-- Data section --
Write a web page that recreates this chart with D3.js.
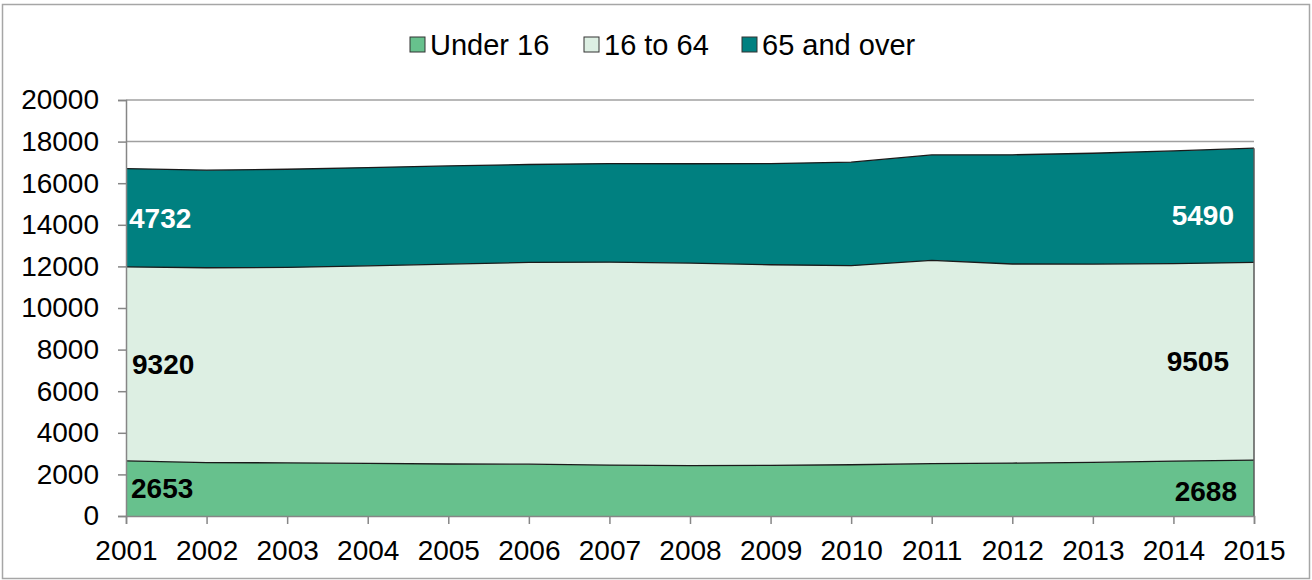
<!DOCTYPE html>
<html>
<head>
<meta charset="utf-8">
<script src="https://cdn.jsdelivr.net/npm/d3@7"></script>
<style>
  body { margin: 0; background: #fff; }
  text { font-family: "Liberation Sans", Arial, sans-serif; }
</style>
</head>
<body>
<div id="chart"></div>
<script>
// data
var years = [2001, 2002, 2003, 2004, 2005, 2006, 2007, 2008, 2009, 2010, 2011, 2012, 2013, 2014, 2015];
var under16 = [2653, 2570, 2555, 2530, 2500, 2490, 2450, 2420, 2435, 2465, 2515, 2545, 2575, 2640, 2688];
var age16to64 = [9320, 9365, 9395, 9500, 9610, 9700, 9755, 9740, 9645, 9570, 9775, 9570, 9535, 9490, 9505];
var over65 = [4732, 4690, 4720, 4720, 4720, 4710, 4740, 4775, 4865, 4975, 5070, 5250, 5330, 5420, 5490];
var seriesNames = ["Under 16", "16 to 64", "65 and over"];
var yTicks = [0, 2000, 4000, 6000, 8000, 10000, 12000, 14000, 16000, 18000, 20000];

var colors = ["#67c18d", "#ddefe3", "#008080"];
var labelColors = ["#000", "#000", "#fff"];

//dimensions and margins
var W = 1312, H = 580;
var margin = {top: 100, right: 58, bottom: 64, left: 126},
width = W - margin.left - margin.right,
height = H - margin.top - margin.bottom;

var svg = d3.select("#chart")
  .append("svg")
  .attr("width", W)
  .attr("height", H);

//outer border
svg.append("rect")
  .attr("x", 2.5).attr("y", 4.5)
  .attr("width", W - 5).attr("height", H - 6)
  .attr("fill", "none")
  .attr("stroke", "#a6a6a6")
  .attr("stroke-width", 1.5);

var g = svg.append("g")
  .attr("transform", "translate(" + margin.left + "," + margin.top + ")");

var x = d3.scaleLinear().domain([2001, 2015]).range([0, width]);
var y = d3.scaleLinear().domain([0, 20000]).range([height, 0]);

//gridlines
g.selectAll(".grid")
  .data(yTicks.slice(1))
  .enter().append("line")
  .attr("x1", 0).attr("x2", width)
  .attr("y1", function(d) { return y(d); })
  .attr("y2", function(d) { return y(d); })
  .attr("stroke", "#a0a0a0")
  .attr("stroke-width", 1.5);

//stack the series
var table = years.map(function(yr, i) {
  return {year: yr, "Under 16": under16[i], "16 to 64": age16to64[i], "65 and over": over65[i]};
});
var stack = d3.stack().keys(seriesNames)(table);

var area = d3.area()
  .x(function(d) { return x(d.data.year); })
  .y0(function(d) { return y(d[0]); })
  .y1(function(d) { return y(d[1]); });

g.selectAll(".layer")
  .data(stack)
  .enter().append("path")
  .attr("d", area)
  .attr("fill", function(d, i) { return colors[i]; });

//boundary lines
var topLine = d3.line()
  .x(function(d) { return x(d.data.year); })
  .y(function(d) { return y(d[1]); });

g.selectAll(".edge")
  .data(stack)
  .enter().append("path")
  .attr("d", topLine)
  .attr("fill", "none")
  .attr("stroke", "#1a1a1a")
  .attr("stroke-width", 1.3);

//right edge of plot
g.append("line")
  .attr("x1", width).attr("x2", width)
  .attr("y1", y(stack[2][stack[2].length - 1][1])).attr("y2", height)
  .attr("stroke", "#595959").attr("stroke-width", 1.5);

//y axis
var yAxis = g.append("g")
  .call(d3.axisLeft(y).tickValues(yTicks).tickSize(8).tickPadding(19).tickFormat(d3.format("d")));
yAxis.select(".domain").attr("stroke", "#868686").attr("stroke-width", 1.5);
yAxis.selectAll(".tick line").attr("stroke", "#868686").attr("stroke-width", 1.5);
yAxis.selectAll(".tick text").attr("font-size", "28px").attr("fill", "#000");

//x axis
var xAxis = g.append("g")
  .attr("transform", "translate(0," + height + ")")
  .call(d3.axisBottom(x).tickValues(years).tickSize(8).tickPadding(16).tickFormat(d3.format("d")));
xAxis.select(".domain").attr("stroke", "#868686").attr("stroke-width", 1.5);
xAxis.selectAll(".tick line").attr("stroke", "#868686").attr("stroke-width", 1.5);
xAxis.selectAll(".tick text").attr("font-size", "28px").attr("fill", "#000");

//value labels at both ends
var first = 0, last = years.length - 1;
var startDx = [5, 6, 3];
var endDx = [-17, -25, -20];
var startDy = [0, 0, 0];
var endDy = [3, 0, 10];
stack.forEach(function(s, i) {
  var a = s[first], b = s[last];
  g.append("text")
    .attr("x", x(a.data.year) + startDx[i])
    .attr("y", y((a[0] + a[1]) / 2) + startDy[i])
    .attr("dy", "0.36em")
    .attr("font-size", "28px").attr("font-weight", "bold")
    .attr("fill", labelColors[i])
    .text(a[1] - a[0]);
  g.append("text")
    .attr("x", x(b.data.year) + endDx[i])
    .attr("y", y((b[0] + b[1]) / 2) + endDy[i])
    .attr("dy", "0.36em")
    .attr("text-anchor", "end")
    .attr("font-size", "28px").attr("font-weight", "bold")
    .attr("fill", labelColors[i])
    .text(b[1] - b[0]);
});

//legend
var legendX = [410, 584, 742];
var legend = svg.selectAll(".legend")
  .data(seriesNames)
  .enter().append("g")
  .attr("transform", function(d, i) { return "translate(" + legendX[i] + ",37)"; });
legend.append("rect")
  .attr("width", 15).attr("height", 15)
  .attr("fill", function(d, i) { return colors[i]; })
  .attr("stroke", "#333").attr("stroke-width", 1);
legend.append("text")
  .attr("x", 20).attr("y", 7.5).attr("dy", "0.36em")
  .attr("font-size", "29px").attr("fill", "#000")
  .text(function(d) { return d; });
</script>
</body>
</html>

-- Required task --
Reproduce all of the material exactly, apart from the pictures.

-- Solution to the exercise --
Write a web page that recreates this chart with D3.js.
<!DOCTYPE html>
<html>
<head>
<meta charset="utf-8">
<script src="https://cdn.jsdelivr.net/npm/d3@7"></script>
<style>
  body { margin: 0; background: #fff; }
  text { font-family: "Liberation Sans", Arial, sans-serif; }
</style>
</head>
<body>
<div id="chart"></div>
<script>
// data
var years = [2001, 2002, 2003, 2004, 2005, 2006, 2007, 2008, 2009, 2010, 2011, 2012, 2013, 2014, 2015];
var under16 = [2653, 2570, 2555, 2530, 2500, 2490, 2450, 2420, 2435, 2465, 2515, 2545, 2575, 2640, 2688];
var age16to64 = [9320, 9365, 9395, 9500, 9610, 9700, 9755, 9740, 9645, 9570, 9775, 9570, 9535, 9490, 9505];
var over65 = [4732, 4690, 4720, 4720, 4720, 4710, 4740, 4775, 4865, 4975, 5070, 5250, 5330, 5420, 5490];
var seriesNames = ["Under 16", "16 to 64", "65 and over"];
var yTicks = [0, 2000, 4000, 6000, 8000, 10000, 12000, 14000, 16000, 18000, 20000];

var colors = ["#67c18d", "#ddefe3", "#008080"];
var labelColors = ["#000", "#000", "#fff"];

//dimensions and margins
var W = 1312, H = 580;
var margin = {top: 100, right: 58, bottom: 64, left: 126},
width = W - margin.left - margin.right,
height = H - margin.top - margin.bottom;

var svg = d3.select("#chart")
  .append("svg")
  .attr("width", W)
  .attr("height", H);

//outer border
svg.append("rect")
  .attr("x", 2.5).attr("y", 4.5)
  .attr("width", W - 5).attr("height", H - 6)
  .attr("fill", "none")
  .attr("stroke", "#a6a6a6")
  .attr("stroke-width", 1.5);

var g = svg.append("g")
  .attr("transform", "translate(" + margin.left + "," + margin.top + ")");

var x = d3.scaleLinear().domain([2001, 2015]).range([0, width]);
var y = d3.scaleLinear().domain([0, 20000]).range([height, 0]);

//gridlines
g.selectAll(".grid")
  .data(yTicks.slice(1))
  .enter().append("line")
  .attr("x1", 0).attr("x2", width)
  .attr("y1", function(d) { return y(d); })
  .attr("y2", function(d) { return y(d); })
  .attr("stroke", "#a0a0a0")
  .attr("stroke-width", 1.5);

//stack the series
var table = years.map(function(yr, i) {
  return {year: yr, "Under 16": under16[i], "16 to 64": age16to64[i], "65 and over": over65[i]};
});
var stack = d3.stack().keys(seriesNames)(table);

var area = d3.area()
  .x(function(d) { return x(d.data.year); })
  .y0(function(d) { return y(d[0]); })
  .y1(function(d) { return y(d[1]); });

g.selectAll(".layer")
  .data(stack)
  .enter().append("path")
  .attr("d", area)
  .attr("fill", function(d, i) { return colors[i]; });

//boundary lines
var topLine = d3.line()
  .x(function(d) { return x(d.data.year); })
  .y(function(d) { return y(d[1]); });

g.selectAll(".edge")
  .data(stack)
  .enter().append("path")
  .attr("d", topLine)
  .attr("fill", "none")
  .attr("stroke", "#1a1a1a")
  .attr("stroke-width", 1.3);

//right edge of plot
g.append("line")
  .attr("x1", width).attr("x2", width)
  .attr("y1", y(stack[2][stack[2].length - 1][1])).attr("y2", height)
  .attr("stroke", "#595959").attr("stroke-width", 1.5);

//y axis
var yAxis = g.append("g")
  .call(d3.axisLeft(y).tickValues(yTicks).tickSize(8).tickPadding(19).tickFormat(d3.format("d")));
yAxis.select(".domain").attr("stroke", "#868686").attr("stroke-width", 1.5);
yAxis.selectAll(".tick line").attr("stroke", "#868686").attr("stroke-width", 1.5);
yAxis.selectAll(".tick text").attr("font-size", "28px").attr("fill", "#000");

//x axis
var xAxis = g.append("g")
  .attr("transform", "translate(0," + height + ")")
  .call(d3.axisBottom(x).tickValues(years).tickSize(8).tickPadding(16).tickFormat(d3.format("d")));
xAxis.select(".domain").attr("stroke", "#868686").attr("stroke-width", 1.5);
xAxis.selectAll(".tick line").attr("stroke", "#868686").attr("stroke-width", 1.5);
xAxis.selectAll(".tick text").attr("font-size", "28px").attr("fill", "#000");

//value labels at both ends
var first = 0, last = years.length - 1;
var startDx = [5, 6, 3];
var endDx = [-17, -25, -20];
var startDy = [0, 0, 0];
var endDy = [3, 0, 10];
stack.forEach(function(s, i) {
  var a = s[first], b = s[last];
  g.append("text")
    .attr("x", x(a.data.year) + startDx[i])
    .attr("y", y((a[0] + a[1]) / 2) + startDy[i])
    .attr("dy", "0.36em")
    .attr("font-size", "28px").attr("font-weight", "bold")
    .attr("fill", labelColors[i])
    .text(a[1] - a[0]);
  g.append("text")
    .attr("x", x(b.data.year) + endDx[i])
    .attr("y", y((b[0] + b[1]) / 2) + endDy[i])
    .attr("dy", "0.36em")
    .attr("text-anchor", "end")
    .attr("font-size", "28px").attr("font-weight", "bold")
    .attr("fill", labelColors[i])
    .text(b[1] - b[0]);
});

//legend
var legendX = [410, 584, 742];
var legend = svg.selectAll(".legend")
  .data(seriesNames)
  .enter().append("g")
  .attr("transform", function(d, i) { return "translate(" + legendX[i] + ",37)"; });
legend.append("rect")
  .attr("width", 15).attr("height", 15)
  .attr("fill", function(d, i) { return colors[i]; })
  .attr("stroke", "#333").attr("stroke-width", 1);
legend.append("text")
  .attr("x", 20).attr("y", 7.5).attr("dy", "0.36em")
  .attr("font-size", "29px").attr("fill", "#000")
  .text(function(d) { return d; });
</script>
</body>
</html>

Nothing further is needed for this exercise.